Task inputs:
<<<<
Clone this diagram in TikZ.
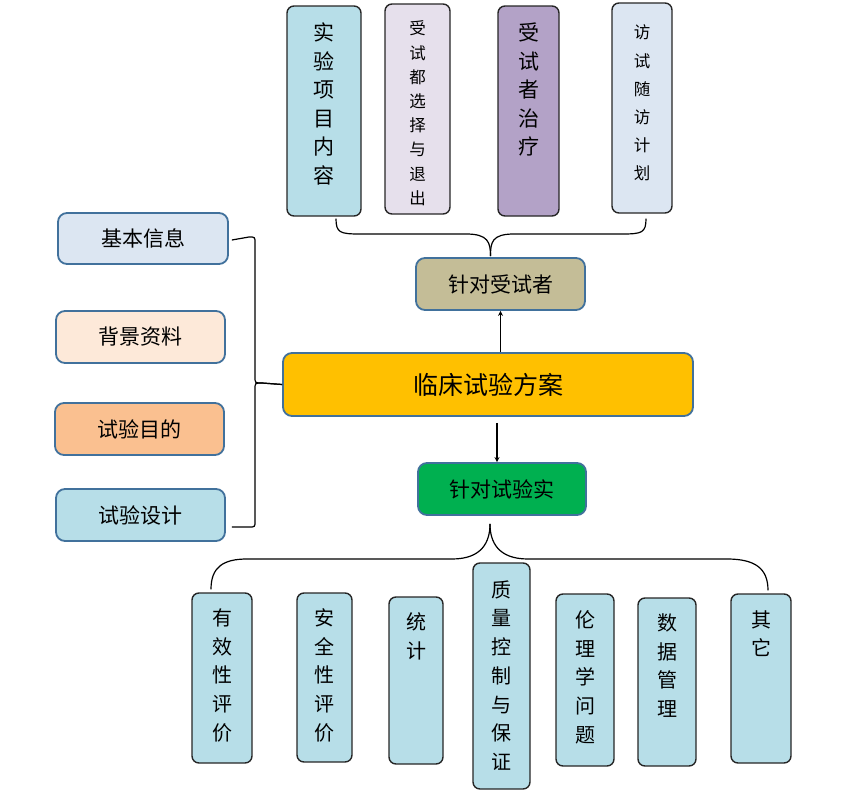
\documentclass[tikz,border=0pt]{standalone}
\usepackage{fontspec}
\setmainfont{Noto Sans CJK SC}
\usetikzlibrary{arrows.meta}
\definecolor{itemsfill}{HTML}{B7DEE8}
\definecolor{exitfill}{HTML}{E6E0EC}
\definecolor{treatfill}{HTML}{B3A2C7}
\definecolor{visitfill}{HTML}{DCE6F2}
\definecolor{subjfill}{HTML}{C4BD97}
\definecolor{planfill}{HTML}{FFC000}
\definecolor{trialfill}{HTML}{00B050}
\definecolor{basicfill}{HTML}{DCE6F2}
\definecolor{backfill}{HTML}{FDE9D9}
\definecolor{aimfill}{HTML}{FAC090}
\definecolor{designfill}{HTML}{B7DEE8}
\definecolor{edgeblue}{HTML}{41719C}
% text in the upright boxes, pushed to the top
\newcommand{\colstack}[3]{\parbox[c][#1][t]{30pt}{\centering\vspace*{#2}#3}}
\tikzset{
  box/.style={draw=edgeblue, line width=1.8pt, rounded corners=9pt,
    minimum width=169, minimum height=52, inner sep=0pt,
    font=\fontsize{21}{21}\selectfont},
  colbox/.style={draw=black!85, line width=1.4pt, rounded corners=7pt,
    inner sep=0pt, font=\fontsize{20}{28.7}\selectfont},
  thincol/.style={colbox, font=\fontsize{16.5}{24.2}\selectfont},
  brace/.style={line width=1.2pt}
}
\begin{document}
\begin{tikzpicture}[x=1pt,y=-1pt]
        \useasboundingbox (0,0) rectangle (852,806);
        % top row
        \node[colbox, fill=itemsfill, minimum width=74, font=\fontsize{21}{28.5}\selectfont] (items) at (324,111) {\colstack{210pt}{17pt}{实\\验\\项\\目\\内\\容}};
        \node[thincol, fill=exitfill, minimum width=65] (exit) at (417.5,109) {\colstack{210pt}{17pt}{受\\试\\都\\选\\择\\与\\退\\出}};
        \node[colbox, fill=treatfill, minimum width=61, font=\fontsize{21}{28.5}\selectfont] (treat) at (528.5,111) {\colstack{210pt}{17pt}{受\\试\\者\\治\\疗}};
        \node[thincol, fill=visitfill, minimum width=60, font=\fontsize{16.5}{28.2}\selectfont] (visit) at (642,108) {\colstack{210pt}{22pt}{访\\试\\随\\访\\计\\划}};
        % middle
        \node[box, fill=subjfill] (subj) at (500.5,284) {针对受试者};
        \node[box, fill=planfill, minimum width=410, minimum height=63, font=\fontsize{25}{25}\selectfont] (plan) at (488,384.5) {临床试验方案};
        \node[box, fill=trialfill, minimum width=168] (trial) at (502,489) {针对试验实};
        % left column
        \node[box, fill=basicfill, minimum width=170, minimum height=51] (basic) at (143,238.5) {基本信息};
        \node[box, fill=backfill, minimum height=52] (backg) at (140.5,337) {背景资料};
        \node[box, fill=aimfill, minimum height=52] (aim) at (139.5,429) {试验目的};
        \node[box, fill=designfill, minimum height=52] (design) at (140.5,515) {试验设计};
        % bottom row
        \node[colbox, fill=itemsfill, minimum width=60] (eff) at (222,678) {\colstack{170pt}{15.5pt}{有\\效\\性\\评\\价}};
        \node[colbox, fill=itemsfill, minimum width=55] (safe) at (324.5,677.5) {\colstack{169pt}{15.5pt}{安\\全\\性\\评\\价}};
        \node[colbox, fill=itemsfill, minimum width=54] (stat) at (416,680.5) {\colstack{167pt}{15.5pt}{统\\计}};
        \node[colbox, fill=itemsfill, minimum width=57] (qual) at (501.5,676) {\colstack{226pt}{17.5pt}{质\\量\\控\\制\\与\\保\\证}};
        \node[colbox, fill=itemsfill, minimum width=58] (ethic) at (585,680) {\colstack{172pt}{16.5pt}{伦\\理\\学\\问\\题}};
        \node[colbox, fill=itemsfill, minimum width=58] (data) at (667,682) {\colstack{168pt}{15.5pt}{数\\据\\管\\理}};
        \node[colbox, fill=itemsfill, minimum width=60] (other) at (761,678.5) {\colstack{169pt}{16.5pt}{其\\它}};
        % arrows
        \draw[-{Stealth[length=5pt,width=5pt]}, line width=1.2pt] (subj.south |- plan.north) -- (subj.south);
        \draw[-{Stealth[length=5pt,width=5pt]}, line width=1.2pt] ([xshift=9pt,yshift=-6pt]plan.south) -- ([xshift=-5pt]trial.north);
        % braces
        \draw[brace] ([xshift=12pt,yshift=-2pt]items.south) .. controls +(0,14) and +(-20,0) .. (360,234) -- (466,234) .. controls +(22,0) and +(0,-14) .. ([xshift=-10pt,yshift=1pt]subj.north);
        \draw[brace] ([xshift=4pt,yshift=-5pt]visit.south) .. controls +(0,14) and +(20,0) .. (622,234) -- (514,234) .. controls +(-22,0) and +(0,-14) .. ([xshift=-10pt,yshift=1pt]subj.north);
        \draw[brace] ([xshift=3pt,yshift=-1.5pt]basic.east) -- (249,237) .. controls (255,237) .. (255,243) -- (255,377) .. controls (255,383) .. (262,383) -- (plan.west);
        \draw[brace] ([xshift=6pt,yshift=-12pt]design.east) -- (249,527) .. controls (255,527) .. (255,521) -- (255,389) .. controls (255,383) .. (262,383) -- (plan.west);
        \draw[brace] ([xshift=-11pt,yshift=3pt]eff.north) .. controls +(0,-22) and +(-24,0) .. (247,559) -- (452,559) .. controls +(30,0) and +(0,18) .. ([xshift=-12pt,yshift=-8pt]trial.south);
        \draw[brace] ([xshift=7pt,yshift=3pt]other.north) .. controls +(0,-22) and +(28,0) .. (727,559) -- (528,559) .. controls +(-30,0) and +(0,18) .. ([xshift=-12pt,yshift=-8pt]trial.south);
      \end{tikzpicture}
\end{document}
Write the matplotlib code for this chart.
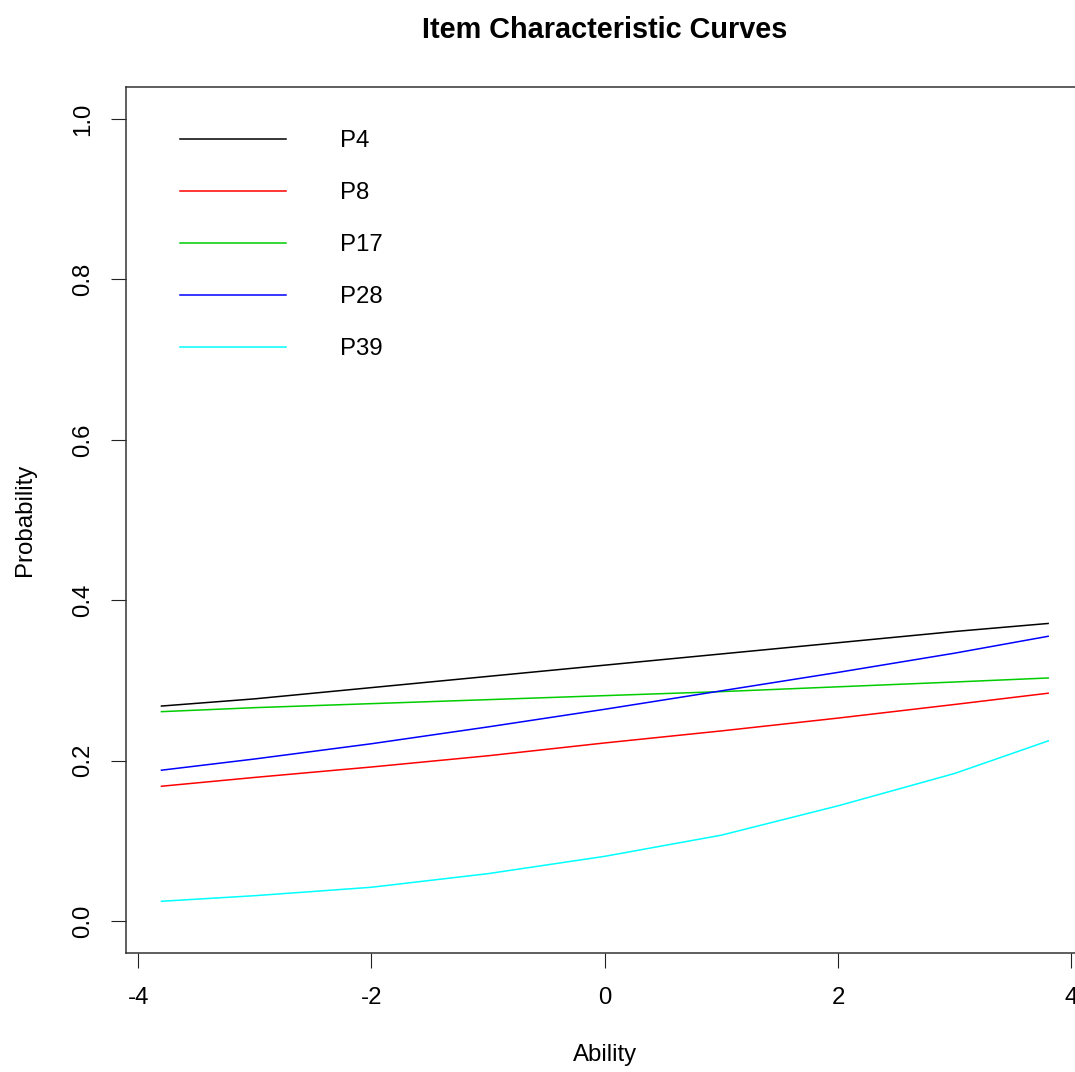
import matplotlib
matplotlib.use("Agg")
import matplotlib.pyplot as plt

plt.rcParams['font.family'] = ['Liberation Sans', 'DejaVu Sans']

ability = [-3.8, -3, -2, -1, 0, 1, 2, 3, 3.8]

items = ["P4", "P8", "P17", "P28", "P39"]
p4 = [0.268, 0.277, 0.291, 0.305, 0.319, 0.333, 0.347, 0.361, 0.371]
p8 = [0.168, 0.179, 0.192, 0.206, 0.222, 0.237, 0.253, 0.270, 0.284]
p17 = [0.261, 0.266, 0.271, 0.276, 0.281, 0.286, 0.292, 0.298, 0.303]
p28 = [0.188, 0.202, 0.221, 0.242, 0.264, 0.287, 0.310, 0.334, 0.355]
p39 = [0.0245, 0.0315, 0.042, 0.059, 0.0806, 0.107, 0.1436, 0.184, 0.2245]
curves = [p4, p8, p17, p28, p39]
colors = ["#000000", "#FF0000", "#00CD00", "#0000FF", "#00FFFF"]

xticks = [-4, -2, 0, 2, 4]
yticks = [0.0, 0.2, 0.4, 0.6, 0.8, 1.0]

fs = 17.3

fig = plt.figure(figsize=(10.75, 10.72), dpi=100)
ax = fig.add_axes([0.11721, 0.1110, 0.8908, 0.8078])

for name, vals, col in zip(items, curves, colors):
    ax.plot(ability, vals, color=col, lw=1.1, label=name)

ax.set_xlim(-4.104, 4.104)
ax.set_ylim(-0.04, 1.04)
ax.set_xticks(xticks)
ax.set_xticklabels([str(t) for t in xticks])
ax.set_yticks(yticks)
ax.set_yticklabels(["{:.1f}".format(t) for t in yticks], rotation=90, va='center')
ax.tick_params(direction='out', length=10.8, width=0.8, labelsize=fs, color='#222222')
ax.tick_params(axis='x', pad=14)
ax.tick_params(axis='y', pad=12)
for sp in ax.spines.values():
    sp.set_linewidth(1.1)
    sp.set_color('#333333')

ax.set_xlabel("Ability", fontsize=fs, va='center')
ax.xaxis.set_label_coords(0.5, -0.1178)
ax.set_ylabel("Probability", fontsize=fs, va='center', rotation=90)
ax.yaxis.set_label_coords(-0.1055, 0.5)

fig.text(605 / 1075, 1 - 30 / 1072, "Item Characteristic Curves",
         ha='center', va='center', fontsize=fs * 1.2, fontweight='bold')

ax.legend(loc='upper left', bbox_to_anchor=(180 / 1075, 1 - 130 / 1072),
          bbox_transform=fig.transFigure, frameon=False, fontsize=fs,
          borderpad=0, borderaxespad=0, handlelength=4.42,
          handletextpad=2.25, labelspacing=1.25)

fig.savefig("out.png", dpi=100)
>>>>
Task details:
Give back, unchanged, each line from the one containing "Write the matplotlib code for this chart." through the one containing "ability = [-3.8, -3, -2, -1, 0, 1, 2, 3, 3.8]". Pictures are to be left out.

Solution to this task:
Write the matplotlib code for this chart.
import matplotlib
matplotlib.use("Agg")
import matplotlib.pyplot as plt

plt.rcParams['font.family'] = ['Liberation Sans', 'DejaVu Sans']

ability = [-3.8, -3, -2, -1, 0, 1, 2, 3, 3.8]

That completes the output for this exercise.